Journaliste, commentateur et romancier à ses heures, Lessard signe un récit de politique-fiction qui prend pour cadre le Québec en 2018. C’est demain et ce pourrait être aujourd’hui. En effet, l’auteur nous soumet un scénario catastrophe entièrement réaliste, contrairement à la plupart des autres romans récents dans cette veine. Dans ce livre, on ne retrouve pas de pandémie apocalyptique, de terrorisme fédéraliste, de mort de la végétation, d’intervention extraterrestre ou d’impacts météoritiques. Le Saint-Laurent et ses riverains sont tout simplement menacés par la pollution ordinaire et par un déversement pétrolier extraordinaire.
Le portrait des tractations politiques au sein du gouvernement québécois ne manque pas de vraisemblance et se nourrit sans doute de l’expérience de Lessard en la matière. Toutefois, l’intrigue est aussi portée par deux personnages féminins, soit une biologiste du gouvernement québécois, Amélie Breton, et une journaliste de Radio-Canada, Marie-Lune Beaupré. Breton assiste avec peine et colère à la détérioration des berges du fleuve et au dépérissement de sa faune.

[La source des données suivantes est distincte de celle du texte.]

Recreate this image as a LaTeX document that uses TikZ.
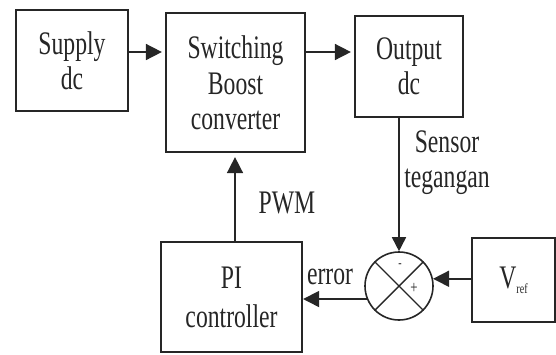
\documentclass[tikz,border=0pt]{standalone}
\usepackage{fontspec}
\setmainfont{Liberation Serif}[FakeStretch=0.72]
\usetikzlibrary{arrows.meta,calc}
\begin{document}
\begin{tikzpicture}[x=1bp,y=-1bp,
  blockbox/.style={draw=black!85,line width=2.2bp,minimum width=#1,inner sep=0pt,align=center,
     font=\fontsize{33}{35}\selectfont,text=black!85},
  conn/.style={draw=black!85,line width=1.6bp,-{Triangle[length=16bp,width=16bp]}},
  lbl/.style={font=\fontsize{33}{35}\selectfont,text=black!85,inner sep=0pt,align=center}]
\useasboundingbox (0,0) rectangle (556,354);
\node[blockbox=112bp,minimum height=101bp] (supply) at (72,60.5) {Supply\\dc};
\node[blockbox=139bp,minimum height=139bp] (switch) at (235.5,82.5) {Switching\\[1bp]Boost\\converter};
\node[blockbox=108bp,minimum height=101bp] (output) at (409,66.5) {Output\\dc};
\node[blockbox=141bp,minimum height=110bp] (pi) at (231.5,297) {PI\\[4bp]controller};
\node[blockbox=83bp,minimum height=84bp] (vref) at (513.5,280) {V\raisebox{-5bp}{\fontsize{14}{14}\selectfont ref}};
\node[draw=black!85,line width=1.6bp,circle,minimum size=68bp,inner sep=0pt] (sum) at (399,286) {};
\draw[black!85,line width=1.4bp] (sum.45) -- (sum.225) (sum.135) -- (sum.315);
\node[lbl,font=\fontsize{14}{14}\selectfont] (minus) at (400,266) {-};
\node[lbl,font=\fontsize{18}{18}\selectfont] (plus) at (414,288) {+};
\draw[conn,shorten >=3bp] (supply.east |- 0,52) -- (switch.west |- 0,52);
\draw[conn,shorten >=3bp] (switch.east |- 0,52) -- (output.west |- 0,52);
\draw[conn,shorten >=4bp] (pi.north -| 235,0) -- (switch.south -| 235,0);
\draw[conn,-{Triangle[length=14bp,width=14bp]}] (sum.north |- output.south) -- (sum.north);
\draw[conn] (vref.west |- sum.12) -- (sum.12);
\draw[conn] (sum.202) -- (pi.east |- sum.202);
\node[lbl] (sensor) at (447,163) {Sensor\\tegangan};
\node[lbl] (pwm) at (287,203) {PWM};
\node[lbl] (err) at (330,277) {error};
\end{tikzpicture}
\end{document}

Son ami de cœur, Fabien Robert, vit la situation avec d’autant plus d’amertume qu’il a perdu son propre emploi de biologiste en raison de coupures gouvernementales.
À des attentats mineurs par un groupe éco-terroriste jusqu’alors inconnu succèdent l’échouage d’un super-pétrolier, le Cap Vert, près du domicile d’Amélie et Fabien, et un déversement qui salit les deux rives sur des kilomètres. Comme le navire ne répond pas, l’inquiétude s’installe. Le Cap Vert a-t-il été capturé par des pirates ou des terroristes ? Quelles sont leurs intentions ? Les forces policières du Canada et un détachement militaire des États-Unis se préparent à intervenir tandis que le gouvernement québécois s’interroge sur la présence d’une taupe au plus haut niveau qui alimenterait Beaupré et qui semble avoir des liens avec les maîtres du super-pétrolier.
Le suspense naît non d’une incertitude (somme toute réduite) quant à l’identité des coupables, mais des doutes quant à leurs mobiles et à la nature de la résolution. Une des forces de Lessard, c’est de faire entrer en ligne de compte la complexité des situations. Même si la vallée laurentienne est en danger et que le Québec vit une crise politique grave, le premier ministre vit aussi un drame personnel sans rapport, car sa femme agonise. Tous les écologistes ne sont pas aigris ou radicalisés, et le récit laisse percer une nostalgie certaine pour un monde naturel en voie de disparition. Si plusieurs thrillers politiques futuristes ont pris ces dernières années le Québec pour cadre, celui-ci est peut-être bien le premier à proposer un scénario engagé d’un réalisme qui transcende les partis pris idéologiques habituels.